§ TASK: Copy every record below exactly as written, but leave out the pictures.

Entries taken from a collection
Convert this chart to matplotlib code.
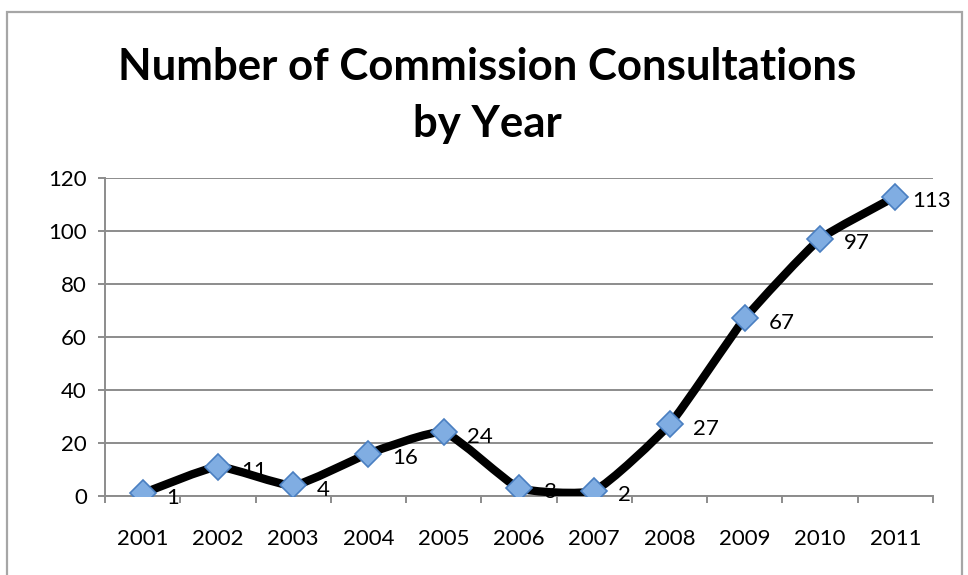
import matplotlib
matplotlib.use("Agg")
import matplotlib.pyplot as plt
import numpy as np
from matplotlib.path import Path
from matplotlib.patches import PathPatch, Rectangle

plt.rcParams['font.family'] = ['Lato', 'DejaVu Sans']

years = ['2001', '2002', '2003', '2004', '2005', '2006', '2007', '2008', '2009', '2010', '2011']
consultations = [1, 11, 4, 16, 24, 3, 2, 27, 67, 97, 113]
title = "Number of Commission Consultations\nby Year"

# pixel size of one x unit / one y unit, used only to shape the smoothing
XPX, YPX = 75.3, 2.65


def smooth_path(xs, ys, t=0.15):
    # excel-like smoothed line: bezier segments, tangents worked out in screen space
    pts = np.column_stack([np.asarray(xs) * XPX, np.asarray(ys) * YPX]).astype(float)
    n = len(pts)
    verts = [pts[0]]
    codes = [Path.MOVETO]
    for i in range(n - 1):
        p0 = pts[i - 1] if i > 0 else pts[i]
        p1 = pts[i]
        p2 = pts[i + 1]
        p3 = pts[i + 2] if i + 2 < n else pts[i + 1]
        seg = np.linalg.norm(p2 - p1)
        d1 = p2 - p0
        d2 = p3 - p1
        c1 = p1 + d1 / np.linalg.norm(d1) * seg * t
        c2 = p2 - d2 / np.linalg.norm(d2) * seg * t
        verts += [c1, c2, p2]
        codes += [Path.CURVE4] * 3
    verts = np.array(verts) / [XPX, YPX]
    return Path(verts, codes)


fig = plt.figure(figsize=(9.68, 5.75), dpi=100)
ax = fig.add_axes([105 / 968, 79 / 575, 828 / 968, 318 / 575])

x = np.arange(len(years))
ax.add_patch(PathPatch(smooth_path(x, consultations), facecolor='none',
                       edgecolor='black', lw=6, capstyle='round',
                       joinstyle='round', zorder=3))
ax.plot(x, consultations, linestyle='none', marker='D', markersize=13,
        markerfacecolor='#80ade2', markeredgecolor='#4a7fc1',
        markeredgewidth=1.2, zorder=4)

for xi, v in zip(x, consultations):
    dx = 12 if v >= 100 and xi == len(years) - 1 else 17
    ax.annotate(str(v), (xi, v), xytext=(dx, -3), textcoords='offset points',
                ha='left', va='center', fontsize=16, zorder=5)

ax.set_xlim(-0.5, len(years) - 0.5)
ax.set_ylim(0, 120)
ax.set_yticks(np.arange(0, 121, 20))
ax.set_xticks(x)
ax.set_xticklabels(years)
ax.set_xticks(np.arange(-0.5, len(years), 1), minor=True)

ax.grid(axis='y', color='#8c8c8c', lw=1.4)
ax.set_axisbelow(True)
for s in ['top', 'right']:
    ax.spines[s].set_visible(False)
for s in ['left', 'bottom']:
    ax.spines[s].set_color('#8c8c8c')
    ax.spines[s].set_linewidth(1.4)

ax.tick_params(axis='y', length=5, width=1.4, color='#8c8c8c', pad=8, labelsize=16)
ax.tick_params(axis='x', which='major', length=0, pad=24, labelsize=16)
ax.tick_params(axis='x', which='minor', length=5, width=1.4, color='#8c8c8c')

fig.text(0.5036, 0.834, title, ha='center', va='center', fontsize=31.5,
         fontweight='bold', linespacing=1.5)

fig.patches.append(Rectangle((7 / 968, -0.1), 955 / 968, 1.1 - 12 / 575,
                             transform=fig.transFigure, fill=False,
                             edgecolor='#a6a6a6', lw=1.6))

fig.savefig('out.png', dpi=100)
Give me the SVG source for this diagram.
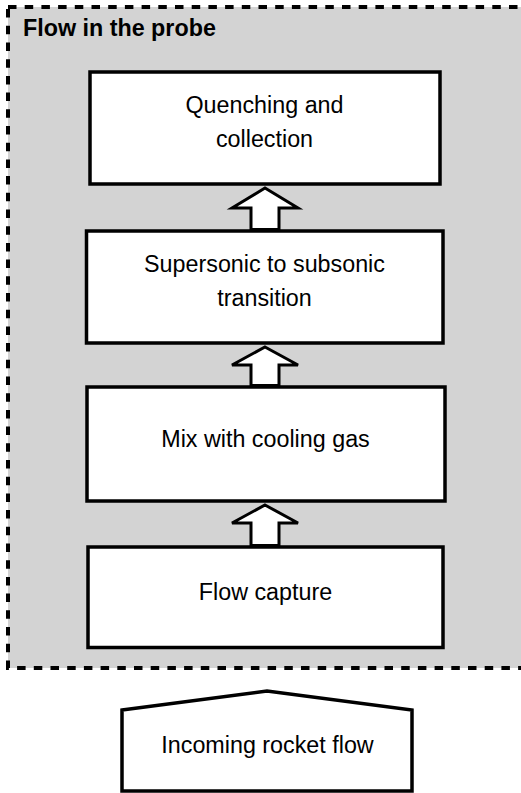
<svg xmlns="http://www.w3.org/2000/svg" width="521" height="793" viewBox="0 0 521 793">
<style>
.box{fill:#ffffff;stroke:#000000;stroke-width:3.5}
.arrow{fill:#ffffff;stroke:#000000;stroke-width:3;stroke-linejoin:miter}
.lbl{font-family:"Liberation Sans",Arial,Helvetica,sans-serif;font-size:23.3px;fill:#000000;text-anchor:middle}
.title{font-family:"Liberation Sans",Arial,Helvetica,sans-serif;font-size:23.3px;font-weight:bold;fill:#000000}
</style>
<rect width="521" height="793" fill="#ffffff"/>
<g id="probe">
<rect x="8" y="7" width="530" height="661" fill="#d3d3d3" stroke="#000000" stroke-width="4" stroke-dasharray="8.5 8.2"/>
<text class="title" x="23" y="35.5">Flow in the probe</text>
</g>
<g id="quenching">
<rect class="box" x="90" y="72" width="350" height="112"/>
<text class="lbl" x="264.5" y="113">Quenching and</text>
<text class="lbl" x="264.5" y="147">collection</text>
</g>
<g id="supersonic">
<rect class="box" x="86.5" y="231" width="356.5" height="112"/>
<text class="lbl" x="264.5" y="272">Supersonic to subsonic</text>
<text class="lbl" x="264.5" y="306">transition</text>
</g>
<g id="mix">
<rect class="box" x="87" y="387" width="358" height="114"/>
<text class="lbl" x="265.5" y="447">Mix with cooling gas</text>
</g>
<g id="capture">
<rect class="box" x="88" y="547" width="355" height="100.5"/>
<text class="lbl" x="265.5" y="600">Flow capture</text>
</g>
<g id="incoming">
<path class="box" d="M122,710 L267,691 L412,710 L412,791 L122,791 Z"/>
<text class="lbl" x="267.5" y="753">Incoming rocket flow</text>
</g>
<g id="connectors">
<path class="arrow" d="M265,188 L298,208 L279,208 L279,229.5 L251,229.5 L251,208 L232,208 Z"/>
<path class="arrow" d="M265,347 L298,365 L279,365 L279,385.5 L251,385.5 L251,365 L232,365 Z"/>
<path class="arrow" d="M265,505 L298,523 L279,523 L279,545.5 L251,545.5 L251,523 L232,523 Z"/>
</g>
</svg>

§ FULL ANSWER:
Convert this chart to matplotlib code.
import matplotlib
matplotlib.use("Agg")
import matplotlib.pyplot as plt
import numpy as np
from matplotlib.path import Path
from matplotlib.patches import PathPatch, Rectangle

plt.rcParams['font.family'] = ['Lato', 'DejaVu Sans']

years = ['2001', '2002', '2003', '2004', '2005', '2006', '2007', '2008', '2009', '2010', '2011']
consultations = [1, 11, 4, 16, 24, 3, 2, 27, 67, 97, 113]
title = "Number of Commission Consultations\nby Year"

# pixel size of one x unit / one y unit, used only to shape the smoothing
XPX, YPX = 75.3, 2.65


def smooth_path(xs, ys, t=0.15):
    # excel-like smoothed line: bezier segments, tangents worked out in screen space
    pts = np.column_stack([np.asarray(xs) * XPX, np.asarray(ys) * YPX]).astype(float)
    n = len(pts)
    verts = [pts[0]]
    codes = [Path.MOVETO]
    for i in range(n - 1):
        p0 = pts[i - 1] if i > 0 else pts[i]
        p1 = pts[i]
        p2 = pts[i + 1]
        p3 = pts[i + 2] if i + 2 < n else pts[i + 1]
        seg = np.linalg.norm(p2 - p1)
        d1 = p2 - p0
        d2 = p3 - p1
        c1 = p1 + d1 / np.linalg.norm(d1) * seg * t
        c2 = p2 - d2 / np.linalg.norm(d2) * seg * t
        verts += [c1, c2, p2]
        codes += [Path.CURVE4] * 3
    verts = np.array(verts) / [XPX, YPX]
    return Path(verts, codes)


fig = plt.figure(figsize=(9.68, 5.75), dpi=100)
ax = fig.add_axes([105 / 968, 79 / 575, 828 / 968, 318 / 575])

x = np.arange(len(years))
ax.add_patch(PathPatch(smooth_path(x, consultations), facecolor='none',
                       edgecolor='black', lw=6, capstyle='round',
                       joinstyle='round', zorder=3))
ax.plot(x, consultations, linestyle='none', marker='D', markersize=13,
        markerfacecolor='#80ade2', markeredgecolor='#4a7fc1',
        markeredgewidth=1.2, zorder=4)

for xi, v in zip(x, consultations):
    dx = 12 if v >= 100 and xi == len(years) - 1 else 17
    ax.annotate(str(v), (xi, v), xytext=(dx, -3), textcoords='offset points',
                ha='left', va='center', fontsize=16, zorder=5)

ax.set_xlim(-0.5, len(years) - 0.5)
ax.set_ylim(0, 120)
ax.set_yticks(np.arange(0, 121, 20))
ax.set_xticks(x)
ax.set_xticklabels(years)
ax.set_xticks(np.arange(-0.5, len(years), 1), minor=True)

ax.grid(axis='y', color='#8c8c8c', lw=1.4)
ax.set_axisbelow(True)
for s in ['top', 'right']:
    ax.spines[s].set_visible(False)
for s in ['left', 'bottom']:
    ax.spines[s].set_color('#8c8c8c')
    ax.spines[s].set_linewidth(1.4)

ax.tick_params(axis='y', length=5, width=1.4, color='#8c8c8c', pad=8, labelsize=16)
ax.tick_params(axis='x', which='major', length=0, pad=24, labelsize=16)
ax.tick_params(axis='x', which='minor', length=5, width=1.4, color='#8c8c8c')

fig.text(0.5036, 0.834, title, ha='center', va='center', fontsize=31.5,
         fontweight='bold', linespacing=1.5)

fig.patches.append(Rectangle((7 / 968, -0.1), 955 / 968, 1.1 - 12 / 575,
                             transform=fig.transFigure, fill=False,
                             edgecolor='#a6a6a6', lw=1.6))

fig.savefig('out.png', dpi=100)
Give me the SVG source for this diagram.
<svg xmlns="http://www.w3.org/2000/svg" width="521" height="793" viewBox="0 0 521 793">
<style>
.box{fill:#ffffff;stroke:#000000;stroke-width:3.5}
.arrow{fill:#ffffff;stroke:#000000;stroke-width:3;stroke-linejoin:miter}
.lbl{font-family:"Liberation Sans",Arial,Helvetica,sans-serif;font-size:23.3px;fill:#000000;text-anchor:middle}
.title{font-family:"Liberation Sans",Arial,Helvetica,sans-serif;font-size:23.3px;font-weight:bold;fill:#000000}
</style>
<rect width="521" height="793" fill="#ffffff"/>
<g id="probe">
<rect x="8" y="7" width="530" height="661" fill="#d3d3d3" stroke="#000000" stroke-width="4" stroke-dasharray="8.5 8.2"/>
<text class="title" x="23" y="35.5">Flow in the probe</text>
</g>
<g id="quenching">
<rect class="box" x="90" y="72" width="350" height="112"/>
<text class="lbl" x="264.5" y="113">Quenching and</text>
<text class="lbl" x="264.5" y="147">collection</text>
</g>
<g id="supersonic">
<rect class="box" x="86.5" y="231" width="356.5" height="112"/>
<text class="lbl" x="264.5" y="272">Supersonic to subsonic</text>
<text class="lbl" x="264.5" y="306">transition</text>
</g>
<g id="mix">
<rect class="box" x="87" y="387" width="358" height="114"/>
<text class="lbl" x="265.5" y="447">Mix with cooling gas</text>
</g>
<g id="capture">
<rect class="box" x="88" y="547" width="355" height="100.5"/>
<text class="lbl" x="265.5" y="600">Flow capture</text>
</g>
<g id="incoming">
<path class="box" d="M122,710 L267,691 L412,710 L412,791 L122,791 Z"/>
<text class="lbl" x="267.5" y="753">Incoming rocket flow</text>
</g>
<g id="connectors">
<path class="arrow" d="M265,188 L298,208 L279,208 L279,229.5 L251,229.5 L251,208 L232,208 Z"/>
<path class="arrow" d="M265,347 L298,365 L279,365 L279,385.5 L251,385.5 L251,365 L232,365 Z"/>
<path class="arrow" d="M265,505 L298,523 L279,523 L279,545.5 L251,545.5 L251,523 L232,523 Z"/>
</g>
</svg>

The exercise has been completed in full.